An Iraqi law that forces children of Christian converts to be legally recognized as Muslims will lead to Christianity's extinction, says Bishop Rabban al-Qas.
Al-Qas, the senior Catholic Bishop in the Dohuk area of Iraqi Kurdistan, has spoken out against the Iraqi parliament's rejection of an amendment to a law that forces children who have one parent who converted from Islam to be automatically considered a Muslim upon birth.
The Bishop asserts that the law discriminates against Christians and other religious minorities and doesn't give the child the ability to eventually choose his or her own faith. The changing of one's religious affiliation can be a difficult task considering accusations of apostasy, a serious offense under Islamic law, are generally hurled around when someone converts.
Christian legislators proposed an amendment to the law that would have given children the ability to choose their religious affiliation once they reach the age of 18, which prevents them from automatically being labeled as a Muslim against their will.
Although the measure received backing from members of a number of political parties and religious groups, the measure failed miserably when it came time for a vote. Only 51 members voted in favor of the amendment, while 137 members voted against it.
Al-Qas recently spoke with Asia News and explained that the parliament's failure to amend the law will have serious "repercussions in Kurdistan," which has not yet been affected by the legislation.
"Once it was possible to change religion at the age of 18," al-Qas explained. "Now that is outlawed. This is a serious decision by the government in Baghdad behind which one finds fanatical groups and extremist groups that did their utmost to ensure that parliament would reject the amendment."
With the rise of the barbaric Islamic State terrorist organization having driven hundreds of thousands of Iraqi Christians and other religious minorities from their homes and out of the country, al-Qas feels that the law that imposes Islam on children of converts only further promotes the idea that non-Muslims are not welcome in Iraq.
"We are facing a genocide in a country that knows only death and liberticidal laws," al-Qas asserted, adding that there is "neither freedom nor respect" in Iraq.
Al-Qas, who along with his priests provide humanitarian support to Christian refugees from Mosul who have been pushed out of their homes by IS, added that the law only encourages the remaining Christians to leave the country.
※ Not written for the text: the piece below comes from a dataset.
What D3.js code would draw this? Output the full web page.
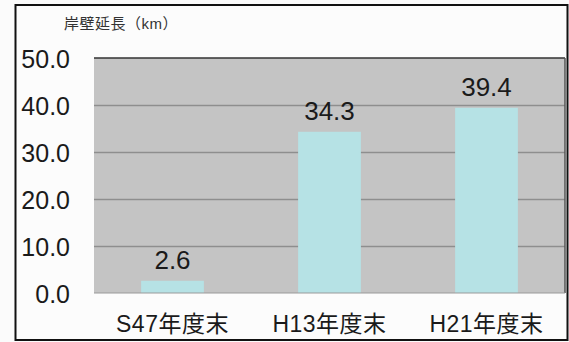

He said the law will accelerate the process of Christianity's extinction from the biblical region.
"It is not just a political project. There are also traces of an Islam that wants to eliminate minorities — a faith that prevents you from coming back or change if you are Muslim. If you change your religion, it will be forever. Such a mentality has nothing that is human," al-Qas asserted. "Not only have they taken homes and property from Christians, but now they also want to take their willpower, hope, freedom of religion and freedom to choose for the future."
Earlier in the week, Canon Andrew White, who was the only Anglican vicar in Iraq before he fled the country after his life was threatened by IS, told Christian Today that the persecution being faced by Iraqi Christians today is the worst ordeal Christians in Iraq have ever had to endure.
"The big question is, will there be Christians in the Middle East in five years?" White wondered. "Christianity will probably survive. It has been through so much. But this is the hardest thing it has been through."